Raw records.

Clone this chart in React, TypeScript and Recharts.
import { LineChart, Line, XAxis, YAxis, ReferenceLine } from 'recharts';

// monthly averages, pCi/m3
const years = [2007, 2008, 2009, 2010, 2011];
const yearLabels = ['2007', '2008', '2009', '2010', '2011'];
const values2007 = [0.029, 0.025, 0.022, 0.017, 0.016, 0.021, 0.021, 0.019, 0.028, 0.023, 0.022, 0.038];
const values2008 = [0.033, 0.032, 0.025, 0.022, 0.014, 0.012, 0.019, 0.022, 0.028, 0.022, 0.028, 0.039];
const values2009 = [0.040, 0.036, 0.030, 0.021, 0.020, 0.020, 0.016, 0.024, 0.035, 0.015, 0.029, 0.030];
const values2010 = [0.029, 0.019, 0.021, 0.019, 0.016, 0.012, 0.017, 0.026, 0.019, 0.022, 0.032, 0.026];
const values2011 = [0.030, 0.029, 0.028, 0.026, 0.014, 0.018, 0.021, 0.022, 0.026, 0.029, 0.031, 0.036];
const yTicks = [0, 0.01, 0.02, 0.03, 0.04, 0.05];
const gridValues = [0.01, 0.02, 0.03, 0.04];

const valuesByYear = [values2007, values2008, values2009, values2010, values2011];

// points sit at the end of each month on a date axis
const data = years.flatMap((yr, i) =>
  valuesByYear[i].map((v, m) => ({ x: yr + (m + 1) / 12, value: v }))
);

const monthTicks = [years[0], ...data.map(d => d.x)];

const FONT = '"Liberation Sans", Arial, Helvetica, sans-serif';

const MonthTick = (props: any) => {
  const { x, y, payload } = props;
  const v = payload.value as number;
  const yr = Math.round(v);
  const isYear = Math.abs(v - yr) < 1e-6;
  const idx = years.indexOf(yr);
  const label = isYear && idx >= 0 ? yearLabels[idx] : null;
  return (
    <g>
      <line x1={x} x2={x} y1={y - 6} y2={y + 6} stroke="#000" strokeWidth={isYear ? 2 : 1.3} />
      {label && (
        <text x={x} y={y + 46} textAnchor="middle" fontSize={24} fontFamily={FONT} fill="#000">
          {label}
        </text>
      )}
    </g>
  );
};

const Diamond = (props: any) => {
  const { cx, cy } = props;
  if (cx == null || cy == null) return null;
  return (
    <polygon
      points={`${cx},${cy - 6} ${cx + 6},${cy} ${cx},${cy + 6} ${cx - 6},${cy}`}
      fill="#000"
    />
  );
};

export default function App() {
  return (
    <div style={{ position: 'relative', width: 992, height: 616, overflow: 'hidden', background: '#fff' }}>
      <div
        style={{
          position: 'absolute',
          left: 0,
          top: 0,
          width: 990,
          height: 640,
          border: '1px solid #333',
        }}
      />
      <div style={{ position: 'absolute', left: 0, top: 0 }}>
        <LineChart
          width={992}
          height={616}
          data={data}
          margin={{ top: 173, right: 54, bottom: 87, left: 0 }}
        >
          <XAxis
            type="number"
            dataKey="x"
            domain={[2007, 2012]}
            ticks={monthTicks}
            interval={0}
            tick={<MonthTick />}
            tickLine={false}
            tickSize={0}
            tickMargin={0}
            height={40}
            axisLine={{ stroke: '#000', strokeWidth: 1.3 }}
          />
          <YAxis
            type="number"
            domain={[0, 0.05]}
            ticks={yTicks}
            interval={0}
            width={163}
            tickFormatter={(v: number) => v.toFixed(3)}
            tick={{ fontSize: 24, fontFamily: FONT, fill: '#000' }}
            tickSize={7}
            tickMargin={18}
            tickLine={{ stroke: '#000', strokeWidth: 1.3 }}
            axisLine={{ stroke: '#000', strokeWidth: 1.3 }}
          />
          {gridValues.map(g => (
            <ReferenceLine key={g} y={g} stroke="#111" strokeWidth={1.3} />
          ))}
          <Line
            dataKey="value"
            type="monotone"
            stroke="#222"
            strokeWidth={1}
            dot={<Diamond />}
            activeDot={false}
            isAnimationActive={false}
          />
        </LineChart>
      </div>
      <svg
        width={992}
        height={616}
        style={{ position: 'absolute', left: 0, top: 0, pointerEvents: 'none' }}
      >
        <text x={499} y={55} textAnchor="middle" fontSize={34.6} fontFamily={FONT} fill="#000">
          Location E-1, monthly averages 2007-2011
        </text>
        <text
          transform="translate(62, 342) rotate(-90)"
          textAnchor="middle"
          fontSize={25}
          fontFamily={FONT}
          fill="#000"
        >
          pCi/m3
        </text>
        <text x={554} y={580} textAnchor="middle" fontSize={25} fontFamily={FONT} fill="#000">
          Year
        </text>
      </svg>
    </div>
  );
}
==
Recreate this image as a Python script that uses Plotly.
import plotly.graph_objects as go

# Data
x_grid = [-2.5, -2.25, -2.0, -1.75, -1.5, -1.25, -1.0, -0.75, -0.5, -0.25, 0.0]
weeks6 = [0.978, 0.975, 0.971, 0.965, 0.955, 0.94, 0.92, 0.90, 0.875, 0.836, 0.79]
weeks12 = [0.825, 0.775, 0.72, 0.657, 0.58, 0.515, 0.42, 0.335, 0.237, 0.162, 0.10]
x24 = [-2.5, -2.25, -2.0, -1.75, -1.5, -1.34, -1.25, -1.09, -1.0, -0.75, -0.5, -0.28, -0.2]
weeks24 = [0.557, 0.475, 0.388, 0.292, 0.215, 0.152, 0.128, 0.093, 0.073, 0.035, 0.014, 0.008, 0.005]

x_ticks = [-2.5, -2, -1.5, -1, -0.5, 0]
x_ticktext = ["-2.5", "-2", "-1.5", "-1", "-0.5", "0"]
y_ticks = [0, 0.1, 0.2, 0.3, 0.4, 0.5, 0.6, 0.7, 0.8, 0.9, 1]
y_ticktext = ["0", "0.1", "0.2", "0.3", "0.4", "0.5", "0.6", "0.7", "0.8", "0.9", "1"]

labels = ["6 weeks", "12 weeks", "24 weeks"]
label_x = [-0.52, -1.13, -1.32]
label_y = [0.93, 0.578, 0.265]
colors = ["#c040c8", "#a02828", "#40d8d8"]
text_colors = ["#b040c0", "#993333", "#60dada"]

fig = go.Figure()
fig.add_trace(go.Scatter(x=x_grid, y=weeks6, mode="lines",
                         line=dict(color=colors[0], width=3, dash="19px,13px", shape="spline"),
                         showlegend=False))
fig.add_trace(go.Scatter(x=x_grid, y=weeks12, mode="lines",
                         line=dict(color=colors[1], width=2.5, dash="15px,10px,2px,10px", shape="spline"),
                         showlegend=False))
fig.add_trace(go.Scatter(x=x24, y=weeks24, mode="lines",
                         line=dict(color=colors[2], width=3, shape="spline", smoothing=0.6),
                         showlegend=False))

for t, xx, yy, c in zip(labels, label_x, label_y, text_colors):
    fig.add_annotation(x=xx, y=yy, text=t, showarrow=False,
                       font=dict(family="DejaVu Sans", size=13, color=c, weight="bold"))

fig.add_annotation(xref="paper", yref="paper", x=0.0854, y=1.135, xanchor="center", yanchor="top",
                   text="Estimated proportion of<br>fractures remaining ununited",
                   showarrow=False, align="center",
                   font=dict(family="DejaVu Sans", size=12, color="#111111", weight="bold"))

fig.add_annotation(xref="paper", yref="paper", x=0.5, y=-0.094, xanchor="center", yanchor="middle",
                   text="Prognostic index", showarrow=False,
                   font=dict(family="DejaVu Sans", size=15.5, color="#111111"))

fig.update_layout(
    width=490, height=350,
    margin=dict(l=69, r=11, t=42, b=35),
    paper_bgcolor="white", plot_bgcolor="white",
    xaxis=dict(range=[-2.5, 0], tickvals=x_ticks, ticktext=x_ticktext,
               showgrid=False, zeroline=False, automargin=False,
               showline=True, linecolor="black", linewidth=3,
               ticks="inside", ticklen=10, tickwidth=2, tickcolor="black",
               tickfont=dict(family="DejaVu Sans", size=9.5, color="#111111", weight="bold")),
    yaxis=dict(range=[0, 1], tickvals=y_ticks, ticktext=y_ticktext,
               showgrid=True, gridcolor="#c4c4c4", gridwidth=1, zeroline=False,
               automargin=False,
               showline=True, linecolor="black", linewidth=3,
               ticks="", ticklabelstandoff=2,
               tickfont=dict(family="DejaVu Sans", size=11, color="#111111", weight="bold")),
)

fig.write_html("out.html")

EXERCISE BRIEF.
Within the listing above, locate the line containing "Recreate this image" and the line containing "import plotly.graph_objects as go". Reproduce those two lines and all lines between them exactly, with nothing added.

RIGHT ANSWER.
Recreate this image as a Python script that uses Plotly.
import plotly.graph_objects as go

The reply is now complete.